Il fatto, poi, che ora quella stessa dirigenza proponga di chiudere uno o più stabilimenti in Germania in conseguenza della scarsa redditività negli impianti stessi, anche perché a differenza di BMW e Mercedes i volumi da confermare anno per anno sono vicino ai dieci (10) milioni di autovetture vendute, rappresenta il sigillo di garanzia di un approccio a quel mercato espressione dell’adozione  di una  speculazione industriale alimentata da una deriva ideologica ambientalista proposta dalla Ue e priva di qualsiasi sostegno e contenuto reale.

Risulta chiaro, quindi, come la politica assieme all’ideologia facciano il loro ingresso all’interno dei consigli di amministrazione, i quali dovrebbero garantire il perfetto funzionamento di una macchina complessa come quella di un’industria in competizione nel mercato globale. Questi assicurano solo un disastro strategico ed operativo colossale, confermato nel settore finanziario dall’abbandono da parte di Black Rock di buona parte di quei titoli di “investimento” legati al mondo ambientalista (ESG).

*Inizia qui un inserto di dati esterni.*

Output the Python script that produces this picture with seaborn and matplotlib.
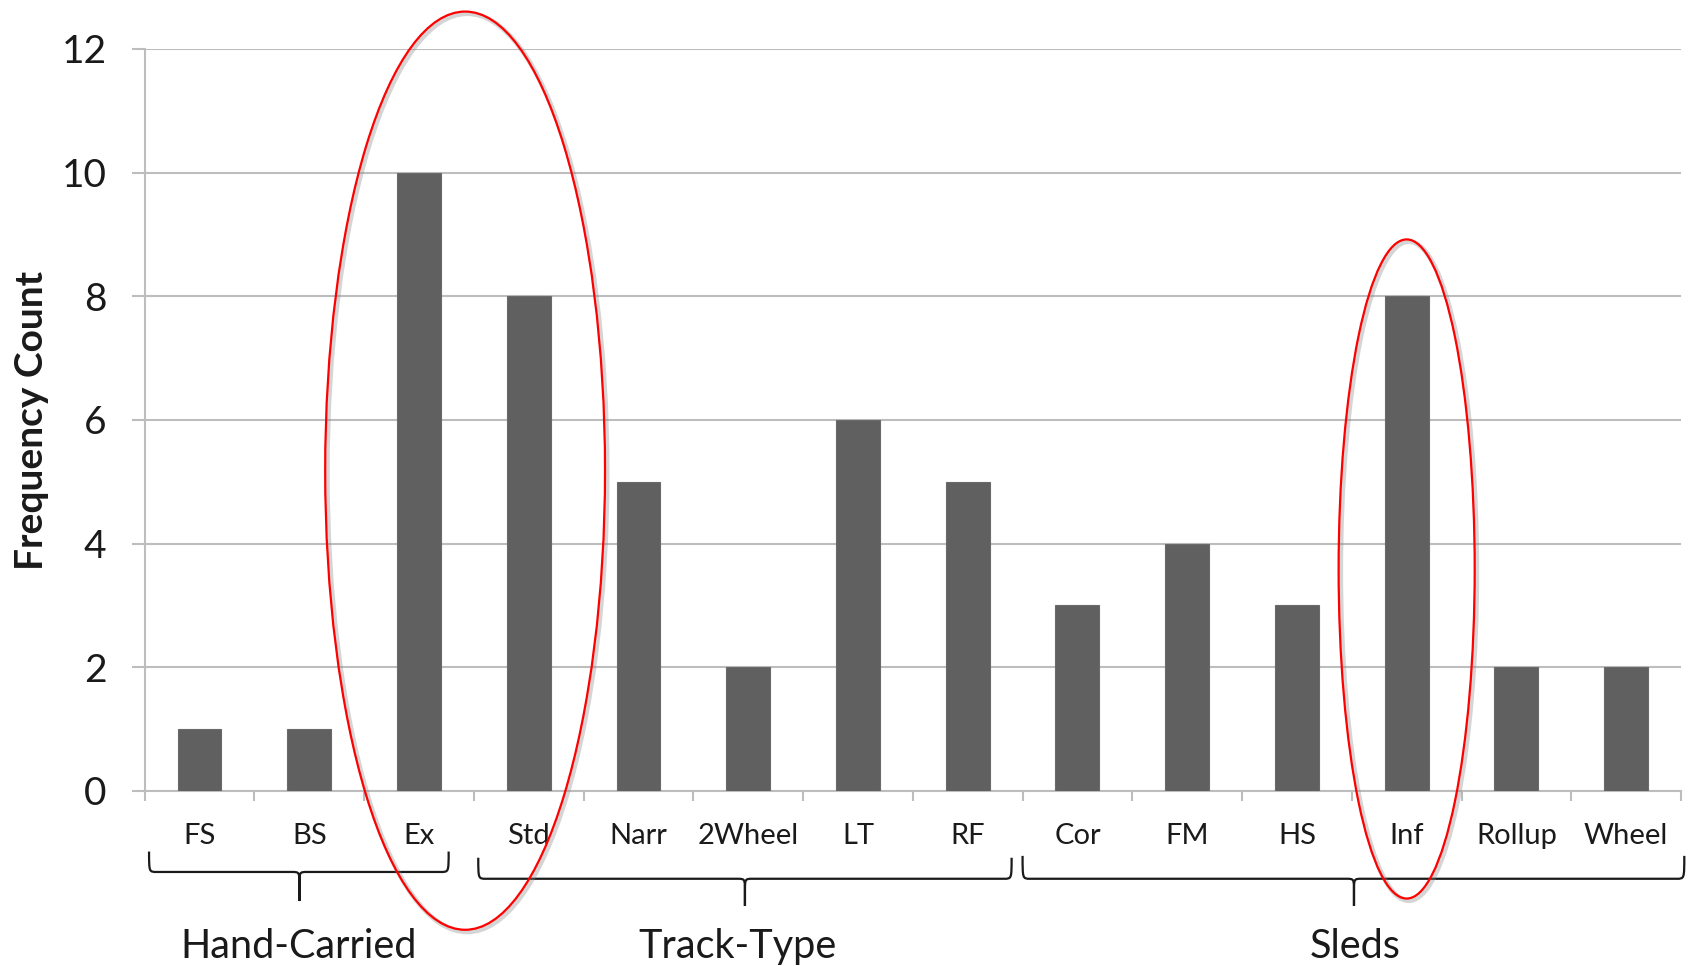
import matplotlib
matplotlib.use("Agg")
import matplotlib.pyplot as plt
import matplotlib.patheffects as pe
from matplotlib.patches import Ellipse, PathPatch
from matplotlib.path import Path
import seaborn as sns

# Sled / transport types and how often each was observed
categories = ["FS", "BS", "Ex", "Std", "Narr", "2Wheel", "LT", "RF",
              "Cor", "FM", "HS", "Inf", "Rollup", "Wheel"]
counts = [1, 1, 10, 8, 5, 2, 6, 5, 3, 4, 3, 8, 2, 2]

# Category groups shown under the axis
group_names = ["Hand-Carried", "Track-Type", "Sleds"]

y_ticks = [0, 2, 4, 6, 8, 10, 12]

sns.set_theme(style="white")
plt.rcParams["font.family"] = ["Lato", "DejaVu Sans"]

fig = plt.figure(figsize=(16.92, 9.66), dpi=100)
ax = fig.add_axes([0.0855, 0.1812, 0.9080, 0.7681])

sns.barplot(x=categories, y=counts, color="#606060", width=0.4,
            saturation=1, edgecolor="#6a6a6a", linewidth=0.8, ax=ax, zorder=3)

grid_c = "#bdbdbd"
ax.set_ylim(0, 12)
ax.set_xlim(-0.5, len(categories) - 0.5)
ax.set_yticks(y_ticks)
ax.set_yticklabels([str(v) for v in y_ticks], fontsize=28, color="#1a1a1a")
ax.yaxis.grid(True, color=grid_c, linewidth=1.5, zorder=0)
ax.tick_params(axis="y", length=9.5, width=1.5, color=grid_c, pad=18, left=True)

ax.set_xticks(range(len(categories)))
ax.set_xticklabels(categories, fontsize=21, color="#1a1a1a")
ax.tick_params(axis="x", which="major", length=0, pad=23)
ax.set_xticks([i - 0.5 for i in range(len(categories) + 1)], minor=True)
ax.tick_params(axis="x", which="minor", length=7, width=1.5, color=grid_c,
               bottom=True)

for side in ["top", "right"]:
    ax.spines[side].set_visible(False)
for side in ["left", "bottom"]:
    ax.spines[side].set_color(grid_c)
    ax.spines[side].set_linewidth(1.5)

ax.set_xlabel("")
ax.set_ylabel("Frequency Count", fontsize=28, fontweight="bold",
              color="#1a1a1a")
ax.yaxis.set_label_coords(-0.0625, 0.4987)


def brace(ax, x0, x1, xc, y_top, y_mid, y_tip, rx=0.07, dy=0.22):
    verts, codes = [], []
    for xe, s in ((x0, 1), (x1, -1)):
        verts += [(xe, y_top), (xe, y_mid), (xe, y_mid), (xe + s * rx, y_mid),
                  (xc - s * rx, y_mid), (xc, y_mid), (xc, y_mid),
                  (xc, y_mid - dy), (xc, y_tip)]
        codes += [Path.MOVETO, Path.CURVE4, Path.CURVE4, Path.CURVE4,
                  Path.LINETO, Path.CURVE4, Path.CURVE4, Path.CURVE4,
                  Path.LINETO]
    patch = PathPatch(Path(verts, codes), facecolor="none", edgecolor="#1a1a1a",
                      linewidth=1.6, clip_on=False, zorder=4)
    ax.add_patch(patch)


brace_geom = [(-0.46, 2.27, 0.91, -0.98, -1.31, -1.78),
              (2.54, 7.40, 4.97, -1.08, -1.42, -1.86),
              (7.50, 13.53, 10.52, -1.05, -1.42, -1.86)]
label_x = [0.90, 4.90, 10.53]
for name, (x0, x1, xc, yt, ym, yb), lx in zip(group_names, brace_geom, label_x):
    brace(ax, x0, x1, xc, yt, ym, yb)
    ax.text(lx, -2.70, name, ha="center", va="baseline", fontsize=28.5,
            color="#1a1a1a", clip_on=False)

# Highlight rings around the notable categories
shadow = [pe.SimpleLineShadow(offset=(1.5, -1.5), shadow_color="#888888",
                              alpha=0.35, linewidth=3.5), pe.Normal()]
for cx, cy, w, h in [(2.42, 5.18, 2.55, 14.85), (11.0, 3.59, 1.24, 10.66)]:
    ell = Ellipse((cx, cy), w, h, facecolor="none", edgecolor="#ff0000",
                  linewidth=1.6, clip_on=False, zorder=6)
    ell.set_path_effects(shadow)
    ax.add_patch(ell)

fig.savefig("out.png", dpi=100, facecolor="white")
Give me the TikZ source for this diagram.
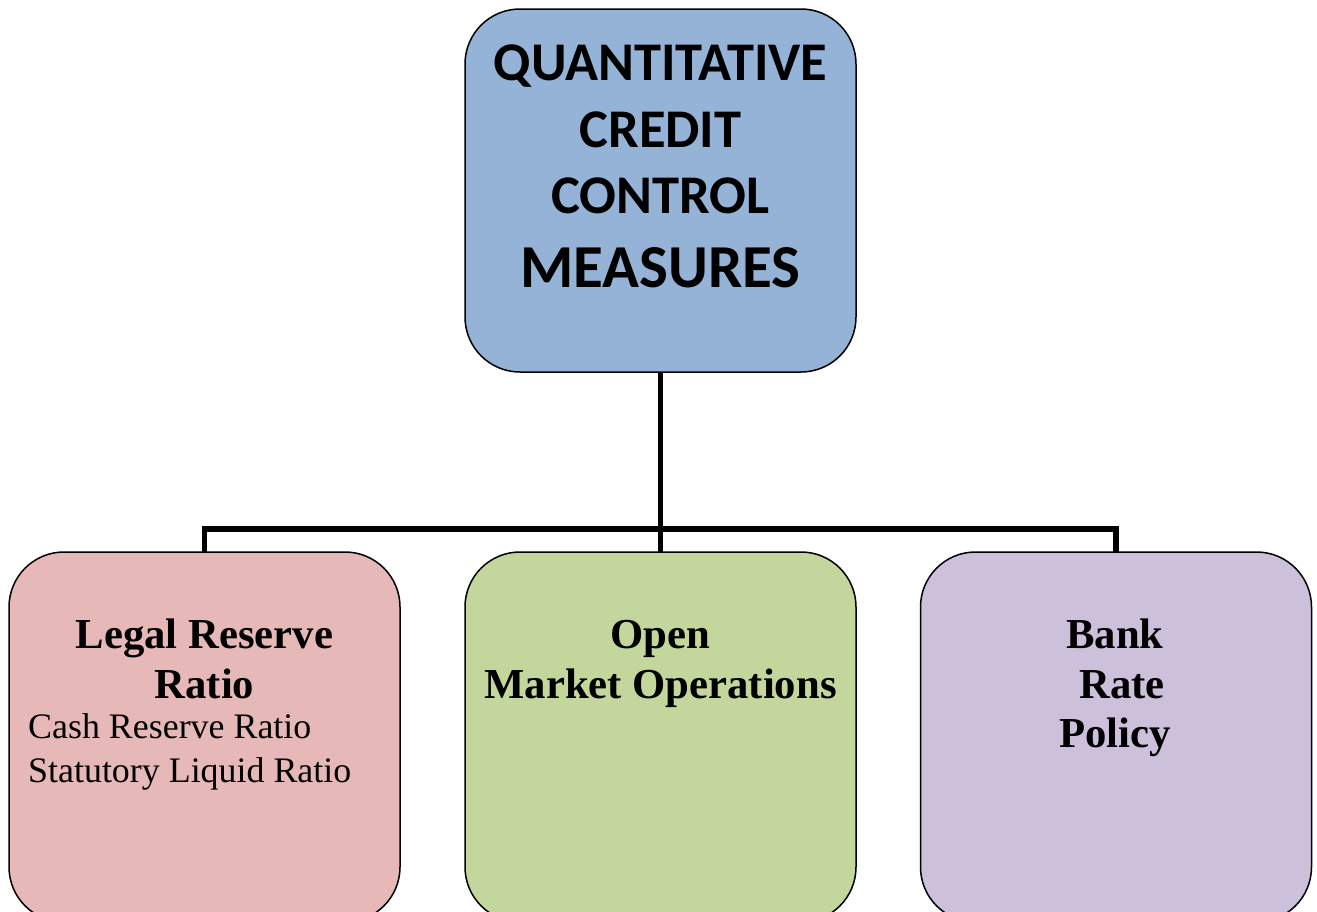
\documentclass[tikz,border=0pt]{standalone}
\usepackage{fontspec}
\setmainfont{Liberation Serif}
\newfontfamily\headfont{Carlito}
\definecolor{topblue}{HTML}{95B3D7}
\definecolor{boxpink}{HTML}{E6B9B8}
\definecolor{boxgreen}{HTML}{C3D69B}
\definecolor{boxlilac}{HTML}{CCC0DA}
\tikzset{
  panel/.style={draw=black, line width=1.5pt, rounded corners=55pt,
    inner sep=0pt, outer sep=0pt, minimum width=391pt},
  link/.style={draw=black, line width=5.3pt, line join=miter},
  headtxt/.style={anchor=base, inner sep=0pt, font=\headfont\bfseries\fontsize{54.5}{60}\selectfont},
  boldtxt/.style={anchor=base, inner sep=0pt, font=\bfseries\fontsize{42.7}{48}\selectfont},
  plaintxt/.style={anchor=base west, inner sep=0pt, font=\fontsize{35.9}{40}\selectfont},
}
\begin{document}
\begin{tikzpicture}[x=1pt, y=-1pt]
\useasboundingbox (0,0) rectangle (1317,911);

% boxes
\node[panel, fill=topblue, minimum height=363pt] (top) at (660.5,190.5) {};
\node[panel, fill=boxpink, minimum height=370pt] (left) at (204.5,737) {};
\node[panel, fill=boxgreen, minimum height=370pt] (mid) at (660.5,737) {};
\node[panel, fill=boxlilac, minimum height=370pt] (right) at (1116,737) {};

% connectors
\coordinate (bus) at (660.5,529);
\draw[link] (top.south) -- (mid.north);
\draw[link] (left.north) |- (bus) -| (right.north);

% title
\node[headtxt] (t1) at (660.5,80) {QUANTITATIVE};
\node[headtxt] (t2) at (660.5,147) {CREDIT};
\node[headtxt] (t3) at (660.5,213) {CONTROL};
\node[headtxt, font=\headfont\bfseries\fontsize{61}{68}\selectfont] (t4) at (660.5,287) {MEASURES};

% left box
\node[boldtxt] (l1) at (204.5,648) {Legal Reserve};
\node[boldtxt] (l2) at (204.5,698) {Ratio};
\node[plaintxt] (l3) at (28,738) {Cash Reserve Ratio};
\node[plaintxt] (l4) at (28,782) {Statutory Liquid Ratio};

% middle box
\node[boldtxt] (m1) at (660.5,648) {Open};
\node[boldtxt] (m2) at (660.5,698) {Market Operations};

% right box
\node[boldtxt] (r1) at (1115,648) {Bank};
\node[boldtxt] (r2) at (1122,698) {Rate};
\node[boldtxt] (r3) at (1115,747) {Policy};
\end{tikzpicture}
\end{document}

Persino lo stabilimento Audi di Bruxelles, creato espressamente per la produzione alto di gamma di auto elettriche, risulta ora a rischio chiusura, dimostrando come anche nella fascia “premium” non esista alcuna traccia di una domanda, anche se sostenuta dalle agevolazioni fiscali.

La pericolosa crisi della casa tedesca, che coinvolge anche l’intero settore della componentistica Automotive italiana, dimostra, ancora una volta, come la domanda di un bene o servizio non si possa creare attraverso interventi di natura politica, fiscale o peggio ideologica e tantomeno si possano creare le condizioni per la creazione un nuovo mercato attraverso degli atti istituzionali di manifesta natura politica.

Un principio talmente chiaro e limpido che però evidentemente in Volkswagen non hanno mai capito, esattamente come all’interno della Commissione europea.